Raw data:
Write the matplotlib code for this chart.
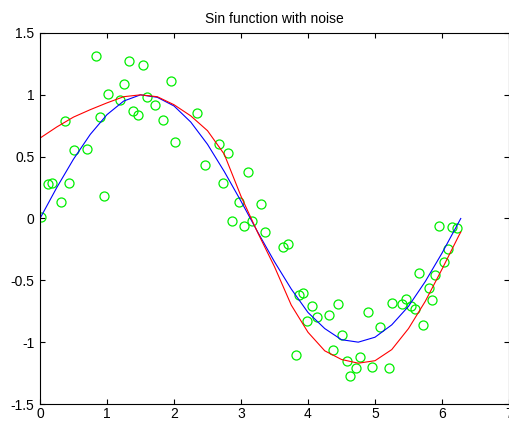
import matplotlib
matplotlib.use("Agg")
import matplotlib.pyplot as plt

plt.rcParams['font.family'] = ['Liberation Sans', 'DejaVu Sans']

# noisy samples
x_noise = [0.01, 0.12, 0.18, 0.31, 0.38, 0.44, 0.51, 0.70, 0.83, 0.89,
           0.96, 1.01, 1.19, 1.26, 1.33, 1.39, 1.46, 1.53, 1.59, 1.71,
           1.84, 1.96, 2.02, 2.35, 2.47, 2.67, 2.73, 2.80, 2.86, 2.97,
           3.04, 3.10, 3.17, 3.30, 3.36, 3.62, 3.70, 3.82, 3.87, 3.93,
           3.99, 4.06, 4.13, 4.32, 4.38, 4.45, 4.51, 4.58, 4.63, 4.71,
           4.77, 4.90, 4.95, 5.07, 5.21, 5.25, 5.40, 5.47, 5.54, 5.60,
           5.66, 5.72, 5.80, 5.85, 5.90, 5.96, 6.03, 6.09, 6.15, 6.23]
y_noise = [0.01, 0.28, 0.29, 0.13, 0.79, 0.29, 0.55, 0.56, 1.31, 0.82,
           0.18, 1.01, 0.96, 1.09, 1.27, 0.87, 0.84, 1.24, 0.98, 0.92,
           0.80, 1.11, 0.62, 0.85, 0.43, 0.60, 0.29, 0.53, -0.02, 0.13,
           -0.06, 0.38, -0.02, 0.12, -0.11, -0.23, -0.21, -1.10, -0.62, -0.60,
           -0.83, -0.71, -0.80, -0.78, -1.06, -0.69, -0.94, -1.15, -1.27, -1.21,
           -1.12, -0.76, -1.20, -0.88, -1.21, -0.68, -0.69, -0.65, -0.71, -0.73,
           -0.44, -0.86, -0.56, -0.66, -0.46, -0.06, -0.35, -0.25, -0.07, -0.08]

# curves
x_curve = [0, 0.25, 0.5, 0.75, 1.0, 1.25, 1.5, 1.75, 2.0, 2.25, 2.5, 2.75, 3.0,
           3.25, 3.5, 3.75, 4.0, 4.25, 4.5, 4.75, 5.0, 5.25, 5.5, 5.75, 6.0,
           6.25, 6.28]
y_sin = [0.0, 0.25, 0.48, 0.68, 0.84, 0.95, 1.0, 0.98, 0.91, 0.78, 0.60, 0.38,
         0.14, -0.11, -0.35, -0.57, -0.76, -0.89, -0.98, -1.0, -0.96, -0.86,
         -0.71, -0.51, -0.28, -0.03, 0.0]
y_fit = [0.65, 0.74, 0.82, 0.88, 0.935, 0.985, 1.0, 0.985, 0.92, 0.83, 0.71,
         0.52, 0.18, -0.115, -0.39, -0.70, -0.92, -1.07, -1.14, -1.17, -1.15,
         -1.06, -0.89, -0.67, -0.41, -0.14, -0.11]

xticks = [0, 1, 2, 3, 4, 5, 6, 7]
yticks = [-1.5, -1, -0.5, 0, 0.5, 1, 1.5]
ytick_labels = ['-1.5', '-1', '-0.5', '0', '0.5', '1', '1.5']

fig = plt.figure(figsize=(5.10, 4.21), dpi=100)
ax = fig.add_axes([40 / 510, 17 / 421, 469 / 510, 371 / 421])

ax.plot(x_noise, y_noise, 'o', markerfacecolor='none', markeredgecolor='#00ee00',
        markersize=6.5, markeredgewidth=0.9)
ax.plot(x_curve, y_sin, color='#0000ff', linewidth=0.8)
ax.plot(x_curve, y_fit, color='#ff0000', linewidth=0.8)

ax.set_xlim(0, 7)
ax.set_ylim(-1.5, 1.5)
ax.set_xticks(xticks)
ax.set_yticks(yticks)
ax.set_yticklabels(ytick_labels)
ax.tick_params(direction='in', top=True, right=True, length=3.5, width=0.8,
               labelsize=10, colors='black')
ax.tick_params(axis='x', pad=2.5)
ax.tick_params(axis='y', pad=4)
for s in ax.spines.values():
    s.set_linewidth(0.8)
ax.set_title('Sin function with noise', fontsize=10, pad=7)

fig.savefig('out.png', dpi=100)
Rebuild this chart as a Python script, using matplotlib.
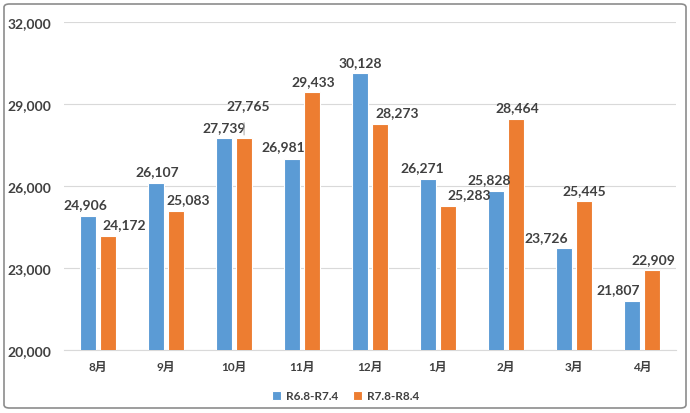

Problem to solve: Copy the records above exactly, from the first line through the line containing "plt.rcParams['font.family'] = ['Liberation", and leave out the pictures.

Result of the task:
Write the matplotlib code for this chart.
import matplotlib
matplotlib.use("Agg")
import matplotlib.pyplot as plt

plt.rcParams['font.family'] = ['Liberation Sans', 'DejaVu Sans']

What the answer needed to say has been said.